Luxury retail: Profitable and growing portfolio of premium high-end brands

* ABFRL’s luxury retail portfolio consists of ‘The Collective’ and select mono brands such as Ralph Lauren, Fred Perry, Ted Baker, and Hackett London, along with its partnership with Galeries Lafayette (GL).

* Together, The Collective and Mono brands (TCMB) surpassed ~INR5b in revenue during FY25, with consistent double-digit revenue growth, along with steady profitability improvements.

* In FY25, ABFRL’s super-premium and luxury retail segment grew 13% YoY, driven by strong e-commerce momentum (15%+ growth) and expansion into new cities and markets.

* ABFRL is focusing on deepening market penetration and expanding the presence of ‘The Collective’ in metro and tier-1 cities.

* GL’s first flagship store will be launched in Mumbai during FY26 and will house 200+ luxury brands. Following the launch of its flagship Mumbai store, GL will open additional flagship stores in key metro cities.

* We value ABFRL’s luxury retail segment at 1.5x Sep’27 EV/sales (vs. 1.0x earlier) to arrive at a valuation of INR12b.

 

Valuation and view

* ABFRL provides a diversified play across several high-growth segments in apparel retail, such as ethnic wear, D2C online-first brands, and luxury retail.
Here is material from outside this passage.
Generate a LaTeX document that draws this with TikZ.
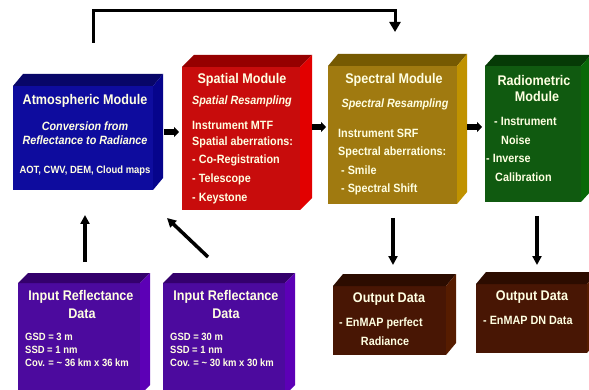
\documentclass[tikz,border=0pt]{standalone}
\usepackage{fontspec}
\setmainfont{Liberation Sans}[FakeStretch=0.9]
\usetikzlibrary{arrows.meta,calc}

% face colours: front / top / side
\definecolor{atmF}{RGB}{14,12,158}
\definecolor{atmT}{RGB}{8,6,104}
\definecolor{atmS}{RGB}{6,4,140}
\definecolor{spaF}{RGB}{200,12,12}
\definecolor{spaT}{RGB}{150,0,0}
\definecolor{spaS}{RGB}{226,0,0}
\definecolor{speF}{RGB}{160,122,16}
\definecolor{speT}{RGB}{118,90,2}
\definecolor{speS}{RGB}{192,146,0}
\definecolor{radF}{RGB}{16,90,16}
\definecolor{radT}{RGB}{6,58,6}
\definecolor{radS}{RGB}{8,104,8}
\definecolor{inF}{RGB}{76,10,158}
\definecolor{inT}{RGB}{52,0,108}
\definecolor{inS}{RGB}{92,0,182}
\definecolor{outF}{RGB}{72,22,4}
\definecolor{outT}{RGB}{44,12,0}
\definecolor{outS}{RGB}{86,28,0}
\definecolor{txt}{RGB}{255,255,226}

% extruded faces above and to the right of a front-face node
\newcommand\extrude[5]{% node, dx, dy, top colour, side colour
  \fill[#4] (#1.north west) -- ++(#2,-#3) -- ($(#1.north east)+(#2,-#3)$) -- (#1.north east) -- cycle;
  \fill[#5] (#1.north east) -- ++(#2,-#3) -- ($(#1.south east)+(#2,-#3)$) -- (#1.south east) -- cycle;}

\begin{document}
\begin{tikzpicture}[x=1pt,y=-1pt,
  front/.style={draw=none,inner sep=0pt,outer sep=0pt},
  ttl/.style={text=txt,inner sep=0pt,anchor=mid,font=\bfseries\fontsize{14}{16}\selectfont},
  sub/.style={text=txt,inner sep=0pt,anchor=mid,font=\bfseries\itshape\fontsize{12}{14}\selectfont},
  body/.style={text=txt,inner sep=0pt,anchor=mid west,font=\bfseries\fontsize{12}{14}\selectfont},
  bodyc/.style={text=txt,inner sep=0pt,anchor=mid,font=\bfseries\fontsize{12}{14}\selectfont},
  small/.style={text=txt,inner sep=0pt,anchor=mid west,font=\bfseries\fontsize{10.5}{12}\selectfont},
  smallc/.style={text=txt,inner sep=0pt,anchor=mid,font=\bfseries\fontsize{10.5}{12}\selectfont},
  fat/.style={line width=6pt,-{Triangle[length=5pt,width=10pt]}},
  vert/.style={line width=3.5pt,-{Triangle[length=9pt,width=9pt]}},
  feed/.style={line width=3pt,-{Triangle[length=10pt,width=11pt]}}]
\useasboundingbox (0,0) rectangle (589,390);
\begin{scope}
\clip (0,0) rectangle (589,390);

% front faces
\node[front,fill=atmF,minimum width=140pt,minimum height=104pt] (atm) at (83,138) {};
\node[front,fill=spaF,minimum width=118pt,minimum height=143pt] (spa) at (241,138.5) {};
\node[front,fill=speF,minimum width=129pt,minimum height=138pt] (spe) at (392.5,135) {};
\node[front,fill=radF,minimum width=96pt,minimum height=136pt] (rad) at (533,134) {};
\node[front,fill=inF,minimum width=122pt,minimum height=112pt] (in1) at (79,339) {};
\node[front,fill=inF,minimum width=122pt,minimum height=112pt] (in2) at (224,339) {};
\node[front,fill=outF,minimum width=113pt,minimum height=69pt] (out1) at (389.5,320.5) {};
\node[front,fill=outF,minimum width=111pt,minimum height=69pt] (out2) at (531.5,318.5) {};

\extrude{atm}{10}{12}{atmT}{atmS}
\extrude{spa}{12}{12}{spaT}{spaS}
\extrude{spe}{10}{12}{speT}{speS}
\extrude{rad}{10}{11}{radT}{radS}
\extrude{in1}{10}{10}{inT}{inS}
\extrude{in2}{10}{10}{inT}{inS}
\extrude{out1}{10}{12}{outT}{outS}
\extrude{out2}{10}{12}{outT}{outS}

% Atmospheric module
\node[ttl] at (85,102) {Atmospheric Module};
\node[sub] at (85,128) {Conversion from};
\node[sub] at (85,142) {Reflectance to Radiance};
\node[smallc] at (85,171) {AOT, CWV, DEM, Cloud maps};

% Spatial module
\node[ttl] at (242,81) {Spatial Module};
\node[sub] at (242,102) {Spatial Resampling};
\node[body] at (192,127) {Instrument MTF};
\node[body] at (192,143) {Spatial aberrations:};
\node[body] at (192,161) {- Co-Registration};
\node[body] at (192,180) {- Telescope};
\node[body] at (192,199) {- Keystone};

% Spectral module
\node[ttl] at (394,81) {Spectral Module};
\node[sub] at (395,105) {Spectral Resampling};
\node[body] at (338,135) {Instrument SRF};
\node[body] at (338,153) {Spectral aberrations:};
\node[body] at (341,172) {- Smile};
\node[body] at (341,190) {- Spectral Shift};

% Radiometric module
\node[ttl] at (534,83) {Radiometric};
\node[ttl] at (537,99) {Module};
\node[body] at (494,123) {- Instrument};
\node[body] at (501,142) {Noise};
\node[body] at (486,160) {- Inverse};
\node[body] at (495,179) {Calibration};

% Input data
\node[ttl] at (81,298) {Input Reflectance};
\node[ttl] at (82,316) {Data};
\node[small] at (25,338) {GSD = 3 m};
\node[small] at (25,351) {SSD = 1 nm};
\node[small] at (25,364) {Cov. = \textasciitilde\ 36 km x 36 km};
\node[ttl] at (226,298) {Input Reflectance};
\node[ttl] at (226,316) {Data};
\node[small] at (170,338) {GSD = 30 m};
\node[small] at (170,351) {SSD = 1 nm};
\node[small] at (170,364) {Cov. = \textasciitilde\ 30 km x 30 km};

% Output data
\node[ttl] at (389,300) {Output Data};
\node[body] at (339,324) {- EnMAP perfect};
\node[bodyc] at (385,343) {Radiance};
\node[ttl] at (532,298) {Output Data};
\node[body] at (483,322) {- EnMAP DN Data};
\end{scope}

% processing chain
\draw[fat] ($(atm.east |- 0,132)+(11,0)$) -- ($(spa.west |- 0,132)+(-3,0)$);
\draw[fat] ($(spa.east |- 0,127)+(12,0)$) -- ($(spe.west |- 0,127)+(-2,0)$);
\draw[fat] ($(spe.east |- 0,127)+(10,0)$) -- ($(rad.west |- 0,127)+(-3,0)$);

\draw[vert] ($(393,0 |- spe.south)+(0,14)$) -- ($(393,0 |- out1.north)+(0,-21)$);
\draw[vert] ($(537,0 |- rad.south)+(0,14)$) -- ($(537,0 |- out2.north)+(0,-19)$);

\draw[vert] ($(85,0 |- in1.north)+(0,-21)$) -- ($(85,0 |- atm.south)+(0,25)$);
\draw[vert] ($(in2.north west)+(45,-26)$) -- ($(atm.south east)+(14,28)$);

% feed from the atmospheric module straight to the spectral module
\coordinate (fbA) at ($(atm.north)+(10,-43)$);
\coordinate (fbB) at ($(spe.north)+(2.5,-34)$);
\draw[feed] (fbA) |- ($(fbB)+(0,-21)$) -- (fbB);
\end{tikzpicture}
\end{document}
However, over the last few years, ABFRL’s profitability and valuations have been hurt by investments in several businesses, which are currently in the build-out/ turnaround phase and are loss-making.

* After the recent fund raise, debt-related concerns have been addressed, and management has indicated that focus would be on turning around the existing formats, rather than acquisitions.

* Growth recovery in Pantaloons and profitable scale-up of value fashion and branded ethnic wear, along with a turnaround in TMRW, remain key mediumterm monitorables.

* We raise our FY26-27E revenue by 5-8%, driven by higher growth in TMRW (potential consolidation of Wrogn), luxury retail, and OWND!. Our FY26/27E EBITDA increases 12%/26%, driven by margin improvement in Pantaloons and Luxury Retail. However, we expect ABFRL to remain in losses over FY25-28, due to the drag from TMRW.